→ What this task involves
Give the data again exactly as written, skipping any pictures.

→ Supplied information
======
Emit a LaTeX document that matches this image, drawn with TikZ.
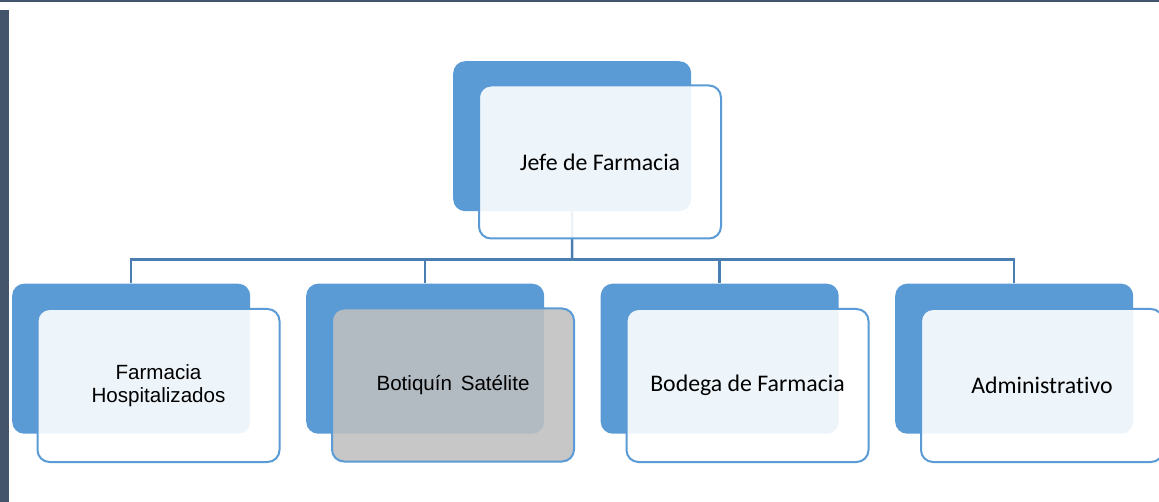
\documentclass[tikz,border=0pt]{standalone}
\usepackage{fontspec}
\setmainfont{Carlito}[Ligatures={NoCommon}]
\newfontfamily\arialf{Liberation Sans}
\definecolor{backblue}{HTML}{5B9BD5}
\definecolor{lineblue}{HTML}{4A7DB0}
\definecolor{framecol}{HTML}{44546A}
\definecolor{greybox}{HTML}{C0C0C0}
\begin{document}
\begin{tikzpicture}[x=1pt,y=-1pt,
  backbox/.style={rectangle, rounded corners=12pt, fill=backblue, minimum width=238pt, minimum height=150pt, anchor=north west, inner sep=0pt},
  frontbox/.style={rectangle, rounded corners=12pt, draw=backblue, line width=2pt, fill=white, fill opacity=0.9, draw opacity=1, text opacity=1, minimum width=242pt, minimum height=153pt, anchor=north west, align=center, text=black, inner sep=0pt},
  greyfront/.style={frontbox, fill=greybox, fill opacity=0.88},
  cal/.style={font=\fontsize{23.8}{28}\selectfont},
  ari/.style={font=\arialf\fontsize{20.6}{22.5}\selectfont},
  conn/.style={draw=lineblue, line width=2.5pt}]
\clip (0,0) rectangle (1159,502);
\fill[white] (0,0) rectangle (1159,502);
\fill[framecol] (0,0) rectangle (1159,2.3);
\fill[framecol] (0,10) rectangle (8.5,502);
% back boxes
\node[backbox] (jb) at (453,61) {};
\node[backbox] (c1b) at (12,283.5) {};
\node[backbox] (c2b) at (306,283.5) {};
\node[backbox] (c3b) at (600.5,283.5) {};
\node[backbox] (c4b) at (895,283.5) {};
% connectors
\coordinate (bus) at (572,259.5);
\draw[conn] (jb.south) -- (bus);
\draw[conn] (bus) -| (c1b.north);
\draw[conn] (bus) -| (c2b.north);
\draw[conn] (bus) -| (c3b.north);
\draw[conn] (bus) -| (c4b.north);
% front boxes
\node[frontbox, cal] (jf) at (478,84.5) {Jefe de Farmacia};
\node[frontbox, ari] (c1f) at (36.5,308) {Farmacia\\Hospitalizados};
\node[greyfront, ari] (c2f) at (331,307.5) {Botiqu\'in\hspace{0.42em}Sat\'elite};
\node[frontbox, cal] (c3f) at (625.5,308) {Bodega de Farmacia};
\node[frontbox, cal] (c4f) at (920,308) {Administrativo};
\end{tikzpicture}
\end{document}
======
→ Answer for the task
Emit a LaTeX document that matches this image, drawn with TikZ.
\documentclass[tikz,border=0pt]{standalone}
\usepackage{fontspec}
\setmainfont{Carlito}[Ligatures={NoCommon}]
\newfontfamily\arialf{Liberation Sans}
\definecolor{backblue}{HTML}{5B9BD5}
\definecolor{lineblue}{HTML}{4A7DB0}
\definecolor{framecol}{HTML}{44546A}
\definecolor{greybox}{HTML}{C0C0C0}
\begin{document}
\begin{tikzpicture}[x=1pt,y=-1pt,
  backbox/.style={rectangle, rounded corners=12pt, fill=backblue, minimum width=238pt, minimum height=150pt, anchor=north west, inner sep=0pt},
  frontbox/.style={rectangle, rounded corners=12pt, draw=backblue, line width=2pt, fill=white, fill opacity=0.9, draw opacity=1, text opacity=1, minimum width=242pt, minimum height=153pt, anchor=north west, align=center, text=black, inner sep=0pt},
  greyfront/.style={frontbox, fill=greybox, fill opacity=0.88},
  cal/.style={font=\fontsize{23.8}{28}\selectfont},
  ari/.style={font=\arialf\fontsize{20.6}{22.5}\selectfont},
  conn/.style={draw=lineblue, line width=2.5pt}]
\clip (0,0) rectangle (1159,502);
\fill[white] (0,0) rectangle (1159,502);
\fill[framecol] (0,0) rectangle (1159,2.3);
\fill[framecol] (0,10) rectangle (8.5,502);
% back boxes
\node[backbox] (jb) at (453,61) {};
\node[backbox] (c1b) at (12,283.5) {};
\node[backbox] (c2b) at (306,283.5) {};
\node[backbox] (c3b) at (600.5,283.5) {};
\node[backbox] (c4b) at (895,283.5) {};
% connectors
\coordinate (bus) at (572,259.5);
\draw[conn] (jb.south) -- (bus);
\draw[conn] (bus) -| (c1b.north);
\draw[conn] (bus) -| (c2b.north);
\draw[conn] (bus) -| (c3b.north);
\draw[conn] (bus) -| (c4b.north);
% front boxes
\node[frontbox, cal] (jf) at (478,84.5) {Jefe de Farmacia};
\node[frontbox, ari] (c1f) at (36.5,308) {Farmacia\\Hospitalizados};
\node[greyfront, ari] (c2f) at (331,307.5) {Botiqu\'in\hspace{0.42em}Sat\'elite};
\node[frontbox, cal] (c3f) at (625.5,308) {Bodega de Farmacia};
\node[frontbox, cal] (c4f) at (920,308) {Administrativo};
\end{tikzpicture}
\end{document}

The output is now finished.